Director: Pablo Larrain

Starring: Natalie Portman, John Hurt, Peter Sarsgaard, Richard E Grant

Four stars

Jackie is one of the most conflicted films I've had the pleasure of watching. It is good – but it does take a while to work out exactly what type of film it is supposed to be.

It seems almost purpose-built to deliver Natalie Portman her second Best Actress Oscar (after 2011's Black Swan) – we will find out whether it does so when the Academy Awards are handed out next month.

The biopic covers one of the most significant moments in American history – the assassination of president John F Kennedy on November 22, 1963 – and the effect it has on his traumatised wife, Jackie (Portman) in the face of a still-marching government and the security services.

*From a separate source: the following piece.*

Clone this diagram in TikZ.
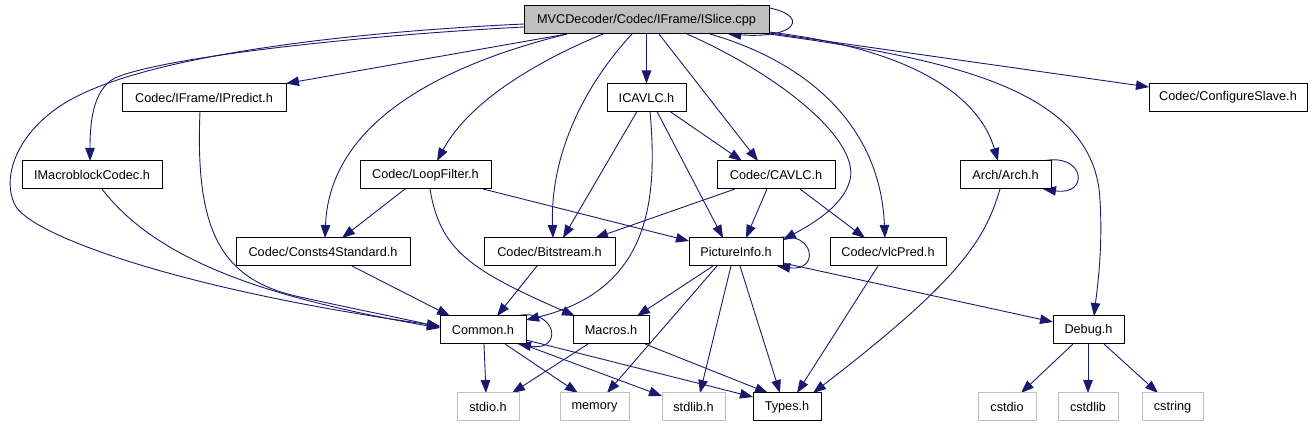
\documentclass[tikz,border=0pt]{standalone}
\usepackage{fontspec}
\setmainfont{Liberation Sans}
\usetikzlibrary{arrows.meta,calc}
\definecolor{navy}{HTML}{191970}
\definecolor{slicegray}{HTML}{BFBFBF}
\definecolor{sysgray}{HTML}{C0C0C0}
\pgfdeclarelayer{bg}
\pgfsetlayers{bg,main}
\begin{document}
\begin{tikzpicture}[x=1pt,y=-1pt,
  box/.style={draw=black, line width=1pt, fill=white, minimum height=28pt, inner sep=0pt, outer sep=0pt,
    font=\fontsize{12.7}{14}\selectfont},
  sysbox/.style={box, draw=sysgray},
  dep/.style={draw=navy, line width=0.9pt, -{Triangle[length=13pt,width=9.5pt]}}]
\useasboundingbox (0,0) rectangle (1312,427);
% nodes
\node[box, fill=slicegray, minimum width=245pt] (ISlice) at (646.5,20) {MVCDecoder/Codec/IFrame/ISlice.cpp};
\node[box, minimum width=164pt] (IPredict) at (204,97.5) {Codec/IFrame/IPredict.h};
\node[box, minimum width=79pt] (ICAVLC) at (646.5,97.5) {ICAVLC.h};
\node[box, minimum width=158pt] (ConfigSlave) at (1228,97.5) {Codec/ConfigureSlave.h};
\node[box, minimum width=140pt] (IMacro) at (92,175) {IMacroblockCodec.h};
\node[box, minimum width=131pt] (LoopFilter) at (425.5,175) {Codec/LoopFilter.h};
\node[box, minimum width=118pt] (CAVLC) at (776,175) {Codec/CAVLC.h};
\node[box, minimum width=91pt] (Arch) at (1005.5,175) {Arch/Arch.h};
\node[box, minimum width=174pt] (Consts) at (323,252) {Codec/Consts4Standard.h};
\node[box, minimum width=131pt] (Bitstream) at (549.5,252) {Codec/Bitstream.h};
\node[box, minimum width=94pt] (PictureInfo) at (736,252) {PictureInfo.h};
\node[box, minimum width=116pt] (vlcPred) at (888,252) {Codec/vlcPred.h};
\node[box, minimum width=86pt] (Common) at (483,330) {Common.h};
\node[box, minimum width=76pt] (Macros) at (611,330) {Macros.h};
\node[box, minimum width=71pt] (Debug) at (1088.5,330) {Debug.h};
\node[sysbox, minimum width=62pt] (stdio) at (488,407) {stdio.h};
\node[sysbox, minimum width=69pt] (memory) at (594.5,407) {memory};
\node[sysbox, minimum width=63pt] (stdlib) at (693.5,407) {stdlib.h};
\node[box, minimum width=68pt] (Types) at (787,407) {Types.h};
\node[sysbox, minimum width=58pt] (cstdio) at (1007,407) {cstdio};
\node[sysbox, minimum width=60pt] (cstdlib) at (1088,407) {cstdlib};
\node[sysbox, minimum width=61pt] (cstring) at (1172.5,407) {cstring};

\begin{pgfonlayer}{bg}
% ISlice
\draw[dep] ($(ISlice.north)+(76.5,0)$) .. controls (810,0) and (815,40) .. ($(ISlice.south)+(81.5,0)$);
\draw[dep] ($(ISlice.west)+(0,4)$) .. controls (350,32) and (150,55) .. (70,100) .. controls (20,128) and (0,175) .. (15,205) .. controls (30,235) and (180,290) .. ($(Common.west)+(0,-4)$);
\draw[dep] ($(ISlice.west)+(0,7)$) .. controls (350,36) and (160,58) .. (115,78) .. controls (92,90) and (90,125) .. ($(IMacro.north)+(-2,0)$);
\draw[dep] ($(ISlice.south)+(-79.5,0)$) -- (IPredict.north east);
\draw[dep] ($(ISlice.south)+(-79.5,0)$) .. controls (470,58) and (330,110) .. ($(Consts.north)+(2,0)$);
\draw[dep] ($(ISlice.south)+(-43.5,0)$) .. controls (540,60) and (470,100) .. ($(LoopFilter.north)+(11.5,0)$);
\draw[dep] ($(ISlice.south)+(-14.5,0)$) .. controls (580,90) and (550,160) .. ($(Bitstream.north)+(3.5,0)$);
\draw[dep] (ISlice.south) -- (ICAVLC.north);
\draw[dep] ($(ISlice.south)+(12.5,0)$) -- ($(CAVLC.north)+(-18,0)$);
\draw[dep] ($(ISlice.south)+(40.5,0)$) .. controls (780,75) and (860,140) .. (850,180) .. controls (843,207) and (810,225) .. ($(PictureInfo.north east)+(0,2)$);
\draw[dep] ($(ISlice.south)+(63.5,0)$) .. controls (800,60) and (880,120) .. ($(vlcPred.north)+(-3,0)$);
\draw[dep] ($(ISlice.east)+(0,12)$) .. controls (920,50) and (980,100) .. ($(Arch.north)+(-7.5,0)$);
\draw[dep] ($(ISlice.east)+(0,14)$) .. controls (960,60) and (1095,92) .. (1100,200) .. controls (1103,250) and (1097,290) .. ($(Debug.north)+(5.5,0)$);
\draw[dep] ($(ISlice.east)+(0,13)$) -- ($(ConfigSlave.west)+(0,-10.5)$);
% ICAVLC
\draw[dep] ($(ICAVLC.south)+(-9.5,0)$) -- ($(Bitstream.north)+(13.5,0)$);
\draw[dep] ($(ICAVLC.south)+(3.5,0)$) .. controls (658,200) and (650,290) .. ($(Common.north east)+(0,4)$);
\draw[dep] ($(ICAVLC.south)+(10.5,0)$) -- ($(PictureInfo.north)+(-13,0)$);
\draw[dep] ($(ICAVLC.south)+(23.5,0)$) -- ($(CAVLC.north)+(-34,0)$);
% CAVLC
\draw[dep] ($(CAVLC.south)+(-41,0)$) -- ($(Bitstream.north)+(45.5,0)$);
\draw[dep] ($(CAVLC.south)+(-9,0)$) -- ($(PictureInfo.north)+(10,0)$);
\draw[dep] ($(CAVLC.south)+(24,0)$) -- ($(vlcPred.north)+(-23,0)$);
% LoopFilter
\draw[dep] ($(LoopFilter.south)+(-20.5,0)$) -- ($(Consts.north)+(19,0)$);
\draw[dep] ($(LoopFilter.south)+(57.5,0)$) -- ($(PictureInfo.north west)+(0,3)$);
\draw[dep] ($(LoopFilter.south)+(4.5,0)$) .. controls (440,250) and (470,270) .. ($(Macros.north west)+(2,0)$);
% into Common
\draw[dep] ($(IPredict.south)+(-4,0)$) .. controls (195,230) and (220,280) .. (300,297) .. controls (350,308) and (400,318) .. ($(Common.west)+(0,-3)$);
\draw[dep] ($(IMacro.south)+(10,0)$) .. controls (160,265) and (280,300) .. ($(Common.west)+(0,-2)$);
\draw[dep] ($(Consts.south)+(29,0)$) -- ($(Common.north west)+(10,0)$);
\draw[dep] ($(Bitstream.south)+(-12.5,0)$) -- ($(Common.north)+(14,0)$);
% self loops
\draw[dep] ($(Common.north east)+(-10,0)$) .. controls (557,307) and (564,352) .. ($(Common.south east)+(-8,0)$);
\draw[dep] ($(PictureInfo.north east)+(-6,0)$) .. controls (815,230) and (820,272) .. ($(PictureInfo.south east)+(-6,0)$);
\draw[dep] ($(Arch.north east)+(-8,0)$) .. controls (1085,152) and (1090,196) .. ($(Arch.south east)+(-8,0)$);
% PictureInfo
\draw[dep] ($(PictureInfo.south)+(-23,0)$) -- ($(Macros.north)+(26,0)$);
\draw[dep] ($(PictureInfo.south)+(-19,0)$) -- ($(memory.north)+(12.5,0)$);
\draw[dep] ($(PictureInfo.south)+(-5,0)$) -- ($(stdlib.north)+(6.5,0)$);
\draw[dep] ($(PictureInfo.south)+(4,0)$) -- ($(Types.north)+(-7,0)$);
\draw[dep] ($(PictureInfo.east)+(0,11)$) -- ($(Debug.west)+(0,-8)$);
% vlcPred, Arch
\draw[dep] ($(vlcPred.south)+(-10,0)$) -- ($(Types.north)+(10,0)$);
\draw[dep] ($(Arch.south)+(-5.5,0)$) .. controls (985,240) and (960,280) .. ($(Types.north)+(26,0)$);
% Common
\draw[dep] ($(Common.south)+(1,0)$) -- ($(stdio.north)+(-2,0)$);
\draw[dep] ($(Common.south)+(22,0)$) -- ($(memory.north)+(-16.5,0)$);
\draw[dep] ($(Common.south east)+(-4,0)$) -- ($(stdlib.north west)+(0,3)$);
\draw[dep] ($(Common.east)+(0,10)$) -- ($(Types.north west)+(0,4)$);
% Macros
\draw[dep] ($(Macros.south)+(-23,0)$) -- ($(stdio.north)+(24,0)$);
\draw[dep] ($(Macros.south)+(34,0)$) -- ($(Types.north)+(-19,0)$);
% Debug
\draw[dep] ($(Debug.south)+(-15.5,0)$) -- ($(cstdio.north)+(14,0)$);
\draw[dep] ($(Debug.south)+(-0.5,0)$) -- (cstdlib.north);
\draw[dep] ($(Debug.south)+(15.5,0)$) -- ($(cstring.north)+(-14.5,0)$);
\end{pgfonlayer}
\end{tikzpicture}
\end{document}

For the first half-hour or so, the film completely fails for me.

I was expecting a typical ­Hollywood political history – but at about the 30-minute mark, a scene in which a frantic Jackie rips her bloodied stockings off after the assassination, made me realise I wasn’t watching a historical drama at all.

This is a horror film, in the purest sense of the word.

There is no monstrous villain, obviously, but the ghost of JFK looms large, haunting his widow and everything else in the film.

The shaky camera work, unsettling close ups, the strange use of light, the sudden appearance of a priest (played by John Hurt, who died last week) who is the only person Jackie can open up to – it all could be straight out of a ­horror-movie text book.

I will need a second viewing to judge whether those first 30 minutes, which disappointed me due to my preconceptions, seem more fitting giving this new perception of the film and director Pablo Larrain’s vision, but as soon as you notice it, the film becomes an entirely ­different beast.

Far from being the political drama you expect, ­Jackie might, strangely, be the ­greatest ghost story you will see this year.